Outro conselho importante de Marsden Wagner: para ele é sempre fundamental tomar cuidado com os “médicos “liberais”, aqueles que aceitam os postulados da Medicina Baseada em Evidências e que reconhecem os abusos intervencionistas da obstetrícia contemporânea, pois que estes são os mais perigosos personagens. Aqui se encontra outro ponto em que a prática médica e a política tem muito em comum. Os políticos liberais, com sua postura revisionista e conciliatória, são muitas vezes os que mais atrapalham as verdadeiras mudanças estruturais. Existe mais perigo nas atitudes defendidas por alguns professores – que se escondem atrás de uma posição de respeito às evidências médicas – do que um cesarista convicto. Nesse aspecto, os primeiros são mais perigosos (porque escamoteados) do que os últimos (porque evidentes).

Essa falta de sintonia entre a ciência e a prática ocorre porque esses sujeitos – por viverem em ambiente acadêmico – não conseguem mais esconder as evidências científicas sobre a adequada atenção ao parto e nascimento, mas estão fortemente presos aos velhos paradigmas por laços corporativos, construídos por décadas de camaradagem, companheirismo, dívidas afetivas e compromissos acadêmicos. Não se trata de uma questão racional/científica, mas psíquica/afetiva. Nos julgamentos de profissionais que desafiam o sistema centrado nos médicos, nas doenças e no capitalismo aparece todo o juízo pervertido que trata estes médicos como “adversários” sendo julgados pelo que são (uma ameaça ao sistema) e não por algo que tenham feito. Prevalece a justiça dos inimigos, onde acusação e juízes atuam em parceria para atacar um inimigo em comum. Enxergam os médicos da humanização como adversários a serem esmagados, porque subvertem a lógica de submissão que sempre tiveram em relação aos pacientes e às outras profissões da saúde.

Talvez o pior entrave para os nossos objetivos seja a fantasia – por muitos compartilhada – de que a humanização do parto seria estabelecida no terreno das ideias, através da confrontação de paradigmas, estudos e pesquisas, prevalecendo aquelas propostas que dessem garantias de resultados mais consistentes para a tarefa de oferecer às mulheres mais segurança e satisfação no parto dos seus filhos. Já compartilhei dessa ilusão e sei bem o sabor amargo de perder os sonhos; minha queda foi igualmente dolorida. Por outro lado, sei também a sensação de liberdade que nos toma ao perceber que os sonhos não precisam ser abandonados apenas porque o caminho para segui-los estava equivocado.
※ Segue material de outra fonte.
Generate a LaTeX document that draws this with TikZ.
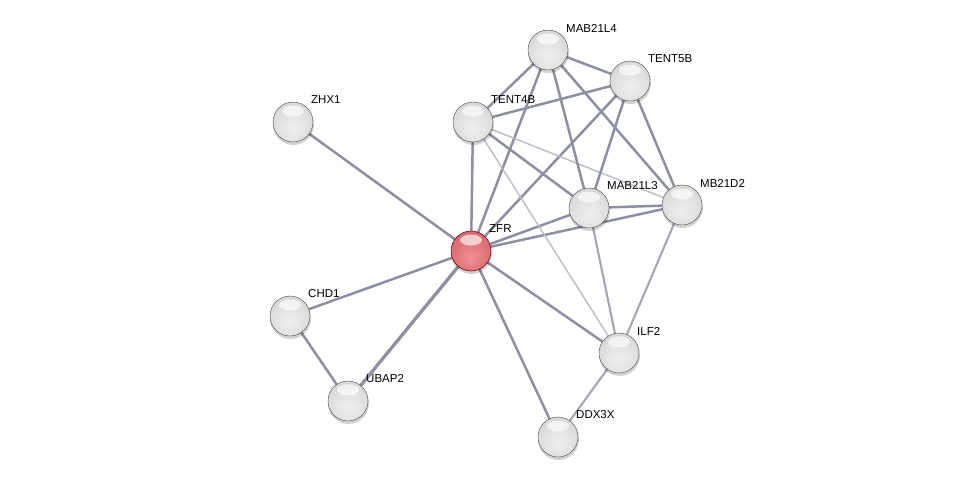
\documentclass[tikz,border=0pt]{standalone}
\usepackage{fontspec}
\setmainfont{Liberation Sans}
\usetikzlibrary{calc}
\definecolor{edgec}{RGB}{140,144,165}
\definecolor{edgelight}{RGB}{185,188,202}
\definecolor{gA}{RGB}{240,240,240}
\definecolor{gB}{RGB}{222,222,222}
\definecolor{gC}{RGB}{205,205,205}
\definecolor{gD}{RGB}{165,165,165}
\definecolor{gE}{RGB}{120,120,120}
\definecolor{rA}{RGB}{240,145,150}
\definecolor{rB}{RGB}{222,112,118}
\definecolor{rC}{RGB}{205,92,98}
\definecolor{rD}{RGB}{165,55,60}
\definecolor{rE}{RGB}{120,30,35}
\pgfdeclareradialshading{graysphere}{\pgfpoint{0bp}{-8bp}}{color(0bp)=(gA); color(22bp)=(gB); color(40bp)=(gC); color(50bp)=(gD); color(58bp)=(gE); color(70bp)=(gE)}
\pgfdeclareradialshading{redsphere}{\pgfpoint{0bp}{-8bp}}{color(0bp)=(rA); color(22bp)=(rB); color(40bp)=(rC); color(50bp)=(rD); color(58bp)=(rE); color(70bp)=(rE)}
\begin{document}
\begin{tikzpicture}[x=1pt,y=-1pt,
  prot/.style={circle,minimum size=40pt,inner sep=0pt,draw=gray!60!black,line width=0.4pt,shading=graysphere},
  seed/.style={circle,minimum size=40pt,inner sep=0pt,draw=red!40!black,line width=0.5pt,shading=redsphere},
  lbl/.style={anchor=west,inner sep=0pt,font=\fontsize{11.5}{13}\selectfont},
  ed/.style={draw=edgec,line width=2.5pt},
  edthick/.style={draw=edgec,line width=3.3pt},
  edmed/.style={draw=edgec!80!white,line width=2.1pt},
  edthin/.style={draw=edgelight,line width=1.4pt},
  shine/.style={fill=white,opacity=0.65},
  shadow/.style={fill=black,opacity=0.18}]
\useasboundingbox (0,0) rectangle (976,483);
\fill[white] (0,0) rectangle (976,483);
% coordinates
\coordinate (pZHX1) at (293,122);
\coordinate (pTENT4B) at (473,122);
\coordinate (pMAB21L4) at (548,50);
\coordinate (pTENT5B) at (630,81);
\coordinate (pMAB21L3) at (589,208);
\coordinate (pMB21D2) at (682,205);
\coordinate (pZFR) at (471,251);
\coordinate (pCHD1) at (290,316);
\coordinate (pUBAP2) at (348,401);
\coordinate (pILF2) at (619,353);
\coordinate (pDDX3X) at (558,437);
% edges
\draw[ed] (pZHX1) -- (pZFR);
\draw[ed] (pCHD1) -- (pZFR);
\draw[ed] (pCHD1) -- (pUBAP2);
\draw[edthick] (pUBAP2) -- (pZFR);
\draw[ed] (pZFR) -- (pDDX3X);
\draw[ed] (pZFR) -- (pILF2);
\draw[ed] (pZFR) -- (pTENT4B);
\draw[ed] (pZFR) -- (pMAB21L4);
\draw[ed] (pZFR) -- (pTENT5B);
\draw[ed] (pZFR) -- (pMAB21L3);
\draw[ed] (pZFR) -- (pMB21D2);
\draw[ed] (pTENT4B) -- (pMAB21L4);
\draw[ed] (pTENT4B) -- (pTENT5B);
\draw[ed] (pTENT4B) -- (pMAB21L3);
\draw[edthin] (pTENT4B) -- (pMB21D2);
\draw[edthin] (pTENT4B) -- (pILF2);
\draw[ed] (pMAB21L4) -- (pTENT5B);
\draw[ed] (pMAB21L4) -- (pMAB21L3);
\draw[ed] (pMAB21L4) -- (pMB21D2);
\draw[ed] (pTENT5B) -- (pMAB21L3);
\draw[ed] (pTENT5B) -- (pMB21D2);
\draw[ed] (pMAB21L3) -- (pMB21D2);
\draw[edmed] (pMAB21L3) -- (pILF2);
\draw[edmed] (pMB21D2) -- (pILF2);
\draw[edmed] (pILF2) -- (pDDX3X);
% shadows
\foreach \n in {ZHX1,TENT4B,MAB21L4,TENT5B,MAB21L3,MB21D2,ZFR,CHD1,UBAP2,ILF2,DDX3X}
  \fill[shadow] ($(p\n)+(0.5,2.5)$) circle (20.5);
% nodes
\node[prot] (ZHX1) at (pZHX1) {};
\node[prot] (TENT4B) at (pTENT4B) {};
\node[prot] (MAB21L4) at (pMAB21L4) {};
\node[prot] (TENT5B) at (pTENT5B) {};
\node[prot] (MAB21L3) at (pMAB21L3) {};
\node[prot] (MB21D2) at (pMB21D2) {};
\node[seed] (ZFR) at (pZFR) {};
\node[prot] (CHD1) at (pCHD1) {};
\node[prot] (UBAP2) at (pUBAP2) {};
\node[prot] (ILF2) at (pILF2) {};
\node[prot] (DDX3X) at (pDDX3X) {};
% highlights
\foreach \n in {ZHX1,TENT4B,MAB21L4,TENT5B,MAB21L3,MB21D2,ZFR,CHD1,UBAP2,ILF2,DDX3X}
  \fill[shine] ($(\n.center)+(0,-11)$) ellipse (11 and 5.5);
% labels
\node[lbl] (lZHX1) at ($(pZHX1)+(18,-22)$) {ZHX1};
\node[lbl] (lTENT4B) at ($(pTENT4B)+(18,-22)$) {TENT4B};
\node[lbl] (lMAB21L4) at ($(pMAB21L4)+(18,-22)$) {MAB21L4};
\node[lbl] (lTENT5B) at ($(pTENT5B)+(18,-22)$) {TENT5B};
\node[lbl] (lMAB21L3) at ($(pMAB21L3)+(18,-22)$) {MAB21L3};
\node[lbl] (lMB21D2) at ($(pMB21D2)+(18,-22)$) {MB21D2};
\node[lbl] (lZFR) at ($(pZFR)+(18,-22)$) {ZFR};
\node[lbl] (lCHD1) at ($(pCHD1)+(18,-22)$) {CHD1};
\node[lbl] (lUBAP2) at ($(pUBAP2)+(18,-22)$) {UBAP2};
\node[lbl] (lILF2) at ($(pILF2)+(18,-22)$) {ILF2};
\node[lbl] (lDDX3X) at ($(pDDX3X)+(18,-22)$) {DDX3X};
\end{tikzpicture}
\end{document}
A humanização do nascimento se dará no terreno das lutas materiais, e não sob a letra insípida das ideias. A humanização vai ocorrer nas maternidades, nos postos de saúde, nos corredores de hospital, e não nos livros ou na Academia. As ideias serão sempre a carruagem a ser puxada pelo corcel das lutas reais sobre a autonomia dos corpos. As propostas de humanização do nascimento já foram pensadas como uma pedagogia, uma forma de educar mentes que não percebiam a história completa de um parto. Todavia, hoje sabemos que a simples confrontação com estas realidades produz resultados pífios ou ausentes. Com o tempo percebemos que a batalha pelo nascimento digno se dá na confrontação direta, na briga, na pressão, retirando de cena os velhos atores para garantir às mulheres a posse do seu destino.

Para sofrer a dor de uma grande desilusão foi necessário, como primeira e quase inevitável etapa, iludir-se com o poder das ideias. Só depois da queda desta fantasia será possível compreender a materialidade da luta, a conquista pelo enfrentamento, escorado-se no fato de que nenhum poder é oferecido de graça, menos ainda o poder sobre a sexualidade das mulheres.

Que seja bem vinda a desilusão. Que sirva de trampolim para as novas etapas.